Die Kündigung eines Wohnraummietverhältnisses ist nur bei Vorliegen eines berechtigten Interesse möglich. Hierzu zählt der Eigenbedarf, der voraussetzt, dass die Wohnung für eine gesetzlich vorgesehene Bedarfsperson als Wohnung "benötigt" wird. Über die Auslegung dieses Begriffs gab es schon immer Streit. Eine enge ältere Auffassung verlangte das Vorliegen einer Mangellage auf Vermieterseite, auf der anderen Seite begnügte sich eine großzügige Auffassung mit jedem Nutzungswunsch des Vermieters. Der BGH hatte bisher in Übereinstimmung mit dem BVerfG immer formuliert, dass Eigenbedarf anzunehmen sei, wenn der Vermieter vernünftige, nachvollziehbare Gründe für die Inanspruchnahme des Wohnraums für sich oder eine begünstigte Person hat. Darauf, ob er unzureichend oder zu teuer untergebracht ist, kam es danach nicht an.

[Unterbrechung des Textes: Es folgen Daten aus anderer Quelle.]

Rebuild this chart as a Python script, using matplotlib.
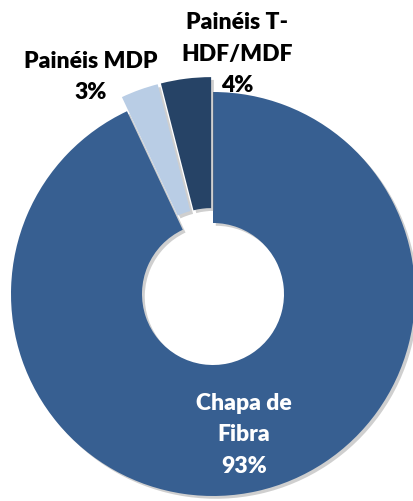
import matplotlib
matplotlib.use("Agg")
import matplotlib.pyplot as plt
import matplotlib.patheffects as pe

categories = ["Chapa de\nFibra", "Painéis MDP", "Painéis T-\nHDF/MDF"]
values = [93, 3, 4]
pct_labels = ["93%", "3%", "4%"]
colors = ["#375F91", "#B9CDE5", "#264366"]

W, H = 413, 502
fig = plt.figure(figsize=(W / 100, H / 100), dpi=100)
ax = fig.add_axes([0, 0, 1, 1])

cx, cy = 213, H - 295
R, r_in = 202, 71
explode = [0, 15, 15]

wedges, _ = ax.pie(values, colors=colors, startangle=90, counterclock=False,
                   radius=R, center=(cx, cy), explode=explode,
                   wedgeprops=dict(width=R - r_in, linewidth=0))
for w in wedges:
    w.set_path_effects([pe.SimplePatchShadow(offset=(2, -2), shadow_rgbFace="#777777", alpha=0.35),
                        pe.Normal()])

ax.set_xlim(0, W)
ax.set_ylim(0, H)
ax.set_aspect("equal")
ax.axis("off")

font = dict(family=["Lato", "DejaVu Sans"], fontweight="heavy", fontsize=16.5,
            ha="center", va="center", linespacing=1.62)

ax.text(244, H - 435, categories[0] + "\n" + pct_labels[0], color="white", **font)
ax.text(91, H - 77, categories[1] + "\n" + pct_labels[1], color="black", **font)
ax.text(237, H - 54, categories[2] + "\n" + pct_labels[2], color="black", **font)

fig.savefig("out.png", dpi=100)
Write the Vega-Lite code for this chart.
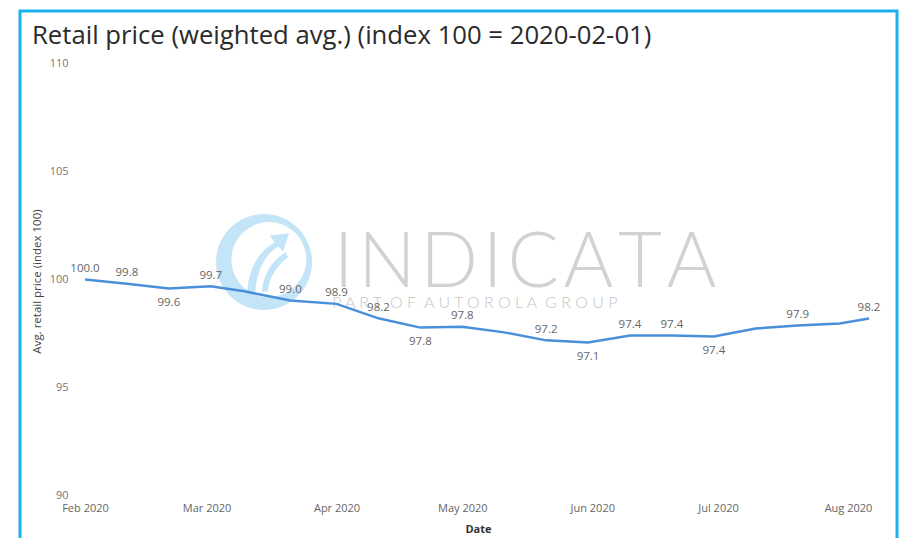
{
  "$schema": "https://vega.github.io/schema/vega-lite/v6.json",
  "width": 877,
  "height": 530,
  "autosize": {"type": "none"},
  "padding": {"left": 20, "top": 11, "right": 2, "bottom": 0},
  "background": "white",
  "title": {
    "text": "Retail price (weighted avg.) (index 100 = 2020-02-01)",
    "anchor": "start",
    "frame": "group",
    "orient": "top",
    "offset": -59,
    "dx": 12,
    "baseline": "alphabetic",
    "font": "Open Sans",
    "fontSize": 25.7,
    "fontWeight": "normal",
    "color": "#2b2b2b"
  },
  "config": {
    "font": "Open Sans",
    "view": {"stroke": "#1ab0ec", "strokeWidth": 3}
  },
  "datasets": {
    "series": [
      {"date": "2020-02-01T00:00:00", "value": 100.0, "labeled": true},
      {"date": "2020-02-11T00:00:00", "value": 99.8, "labeled": true},
      {"date": "2020-02-21T00:00:00", "value": 99.58, "labeled": true},
      {"date": "2020-03-02T00:00:00", "value": 99.68, "labeled": true},
      {"date": "2020-03-10T00:00:00", "value": 99.45, "labeled": false},
      {"date": "2020-03-21T00:00:00", "value": 99.03, "labeled": true},
      {"date": "2020-04-01T00:00:00", "value": 98.87, "labeled": true},
      {"date": "2020-04-11T00:00:00", "value": 98.2, "labeled": true},
      {"date": "2020-04-21T00:00:00", "value": 97.77, "labeled": true},
      {"date": "2020-05-01T00:00:00", "value": 97.81, "labeled": true},
      {"date": "2020-05-11T00:00:00", "value": 97.55, "labeled": false},
      {"date": "2020-05-21T00:00:00", "value": 97.18, "labeled": true},
      {"date": "2020-05-31T00:00:00", "value": 97.08, "labeled": true},
      {"date": "2020-06-10T00:00:00", "value": 97.41, "labeled": true},
      {"date": "2020-06-20T00:00:00", "value": 97.4, "labeled": true},
      {"date": "2020-06-30T00:00:00", "value": 97.36, "labeled": true},
      {"date": "2020-07-10T00:00:00", "value": 97.73, "labeled": false},
      {"date": "2020-07-20T00:00:00", "value": 97.87, "labeled": true},
      {"date": "2020-07-30T00:00:00", "value": 97.96, "labeled": false},
      {"date": "2020-08-06T00:00:00", "value": 98.19, "labeled": true}
    ],
    "grid": [{"g": 90}, {"g": 95}, {"g": 100}, {"g": 105}, {"g": 110}]
  },
  "encoding": {
    "x": {
      "field": "date",
      "type": "temporal",
      "scale": {"domain": [{"year": 2020, "month": 1, "date": 16, "hours": 12}, {"year": 2020, "month": 8, "date": 12, "hours": 16, "minutes": 35}]},
      "axis": {
        "values": [
          {"year": 2020, "month": 2, "date": 1},
          {"year": 2020, "month": 3, "date": 1},
          {"year": 2020, "month": 4, "date": 1},
          {"year": 2020, "month": 5, "date": 1},
          {"year": 2020, "month": 6, "date": 1},
          {"year": 2020, "month": 7, "date": 1},
          {"year": 2020, "month": 8, "date": 1}
        ],
        "format": "%b %Y",
        "orient": "bottom",
        "offset": -45.5,
        "domain": false,
        "ticks": false,
        "grid": false,
        "labelPadding": 7,
        "labelFontSize": 11,
        "labelColor": "#666666",
        "labelFlush": false,
        "labelOverlap": false,
        "title": "Date",
        "titleFontSize": 11,
        "titleFontWeight": "bold",
        "titleColor": "#333333",
        "titleX": 458,
        "titleY": 28,
        "titleBaseline": "top",
        "titleAlign": "center"
      }
    },
    "y": {
      "field": "value",
      "type": "quantitative",
      "scale": {"domain": [87.89, 112.43], "zero": false, "nice": false},
      "axis": {
        "values": [90, 95, 100, 105, 110],
        "orient": "left",
        "offset": -51,
        "domain": false,
        "ticks": false,
        "grid": false,
        "labelPadding": 3,
        "labelFontSize": 11,
        "labelColor": "#777777",
        "title": "Avg. retail price (index 100)",
        "titleFontSize": 11.5,
        "titleFontWeight": "normal",
        "titleColor": "#444444",
        "titleX": -33.5,
        "titleY": 270,
        "titleAngle": -90,
        "titleBaseline": "middle",
        "titleAlign": "center"
      }
    }
  },
  "layer": [
    {
      "data": {"name": "grid"},
      "mark": {"type": "rule", "stroke": "#c8c8c8", "strokeDash": [1, 2.5], "strokeWidth": 1},
      "encoding": {
        "x": {"datum": {"year": 2020, "month": 1, "date": 29}, "type": "temporal"},
        "x2": {"datum": {"year": 2020, "month": 8, "date": 8}},
        "y": {"field": "g", "type": "quantitative", "title": "Avg. retail price (index 100)"}
      }
    },
    {
      "data": {"values": [{"date": "2020-03-14T17:00:00", "value": 100.81}]},
      "mark": {
        "type": "point",
        "shape": "M1,0 A1,1 0 1,1 -1,0 A1,1 0 1,1 1,0 Z M0.88,-0.05 A0.78,0.78 0 1,0 -0.68,-0.05 A0.78,0.78 0 1,0 0.88,-0.05 Z M-0.35,0.6 C-0.3,0 0,-0.3 0.22,-0.4 L0.12,-0.55 L0.52,-0.6 L0.4,-0.22 L0.3,-0.32 C0.05,-0.18 -0.15,0.15 -0.18,0.62 Z M-0.05,0.62 C0,0.2 0.2,-0.05 0.45,-0.2 L0.5,-0.1 C0.3,0.05 0.1,0.3 0.08,0.62 Z",
        "filled": true,
        "color": "#c4e5f7",
        "strokeWidth": 0,
        "size": 9216,
        "opacity": 1
      }
    },
    {
      "data": {"values": [{"date": "2020-05-16T00:00:00", "value": 99.63, "label": "I\u200aN\u200aD\u200aI\u200aC\u200aA\u200aT\u200aA"}]},
      "mark": {"type": "text", "font": "Lato", "fontWeight": 300, "fontSize": 76, "color": "#d2d2d2", "align": "center", "baseline": "alphabetic"},
      "encoding": {"text": {"field": "label"}}
    },
    {
      "data": {"values": [{"date": "2020-05-04T00:00:00", "value": 98.68, "label": "P A R T\u2002O F\u2002A U T O R O L A\u2002G R O U P"}]},
      "mark": {"type": "text", "font": "Lato", "fontWeight": 300, "fontSize": 16, "color": "#c6c6c6", "align": "center", "baseline": "alphabetic"},
      "encoding": {"text": {"field": "label"}}
    },
    {
      "data": {"name": "series"},
      "mark": {"type": "line", "color": "#4a8fd9", "strokeWidth": 2.5}
    },
    {
      "data": {"name": "series"},
      "transform": [
        {"window": [{"op": "lag", "field": "value", "as": "prev"}, {"op": "lead", "field": "value", "as": "next"}], "sort": [{"field": "date"}]},
        {"calculate": "datum.prev != null && datum.next != null && datum.value < datum.prev && datum.value < datum.next", "as": "below"},
        {"filter": "datum.labeled && !datum.below"}
      ],
      "mark": {"type": "text", "dy": -10.5, "baseline": "middle", "align": "center", "fontSize": 11.5, "color": "#666666"},
      "encoding": {"text": {"field": "value", "type": "quantitative", "format": ".1f"}}
    },
    {
      "data": {"name": "series"},
      "transform": [
        {"window": [{"op": "lag", "field": "value", "as": "prev"}, {"op": "lead", "field": "value", "as": "next"}], "sort": [{"field": "date"}]},
        {"calculate": "datum.prev != null && datum.next != null && datum.value < datum.prev && datum.value < datum.next", "as": "below"},
        {"filter": "datum.labeled && datum.below"}
      ],
      "mark": {"type": "text", "dy": 14.5, "baseline": "middle", "align": "center", "fontSize": 11.5, "color": "#666666"},
      "encoding": {"text": {"field": "value", "type": "quantitative", "format": ".1f"}}
    }
  ]
}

Daran hat der BGH (GE 2015, 585 = DWW 2015, 133 = WuM 2015, 304 = NJW 2015, 1590 = NZM 2015, 378 = MietPrax-AK § 573 BGB Nr. 49 mit Anm. Börstinghaus; Blank jurisPR-MietR 8/2015 Anm. 4; Drasdo NJW-Spezial 2015, 321; Bittner MietRB 2015, 162; Rolfs LMK 2015, 369226) jetzt angeknüpft und sich noch weiter der weiten Auslegung des Begriffs "benötigen" angenähert. Nach der neuen Grundsatzentscheidung haben die Gerichte grundsätzlich zu respektieren, welchen Wohnbedarf der Vermieter für sich oder seine Angehörigen als angemessen sieht. Die Gerichte sind nicht berechtigt, ihre Vorstellungen von angemessenem Wohnen verbindlich an die Stelle der Lebensplanung des Vermieters oder seiner Angehörigen zu setzen. Der vom Vermieter geltend gemachte Wohnbedarf ist nicht auf Angemessenheit, sondern nur auf Rechtsmissbrauch zu überprüfen. Rechtsmissbräuchlich ist nicht schon der überhöhte, sondern erst der weit überhöhte Wohnbedarf. Die Wertung, ob der geltend gemachte Wohnbedarf weit überhöht ist, haben die Gerichte unter Abwägung der beiderseitigen Interessen anhand objektiver Kriterien unter konkreter Würdigung der Einzelfallumstände zu treffen. Nach Ansicht des Senats lassen sich für die Rechtsmissbrauchskontrolle objekte Grenzen, z.B. Wohnfläche pro Person, nicht festlegen; denn diese Beurteilung hängt nicht allein von der in Anspruch genommenen Wohnfläche oder der Anzahl der Räume ab, sondern von einer umfassenden Würdigung der gesamten Umstände des Einzelfalls (zur anwaltlichen Vertretung im "Eigenbedarfsstreit" s. auch Fleindl NJW 2015, 2315).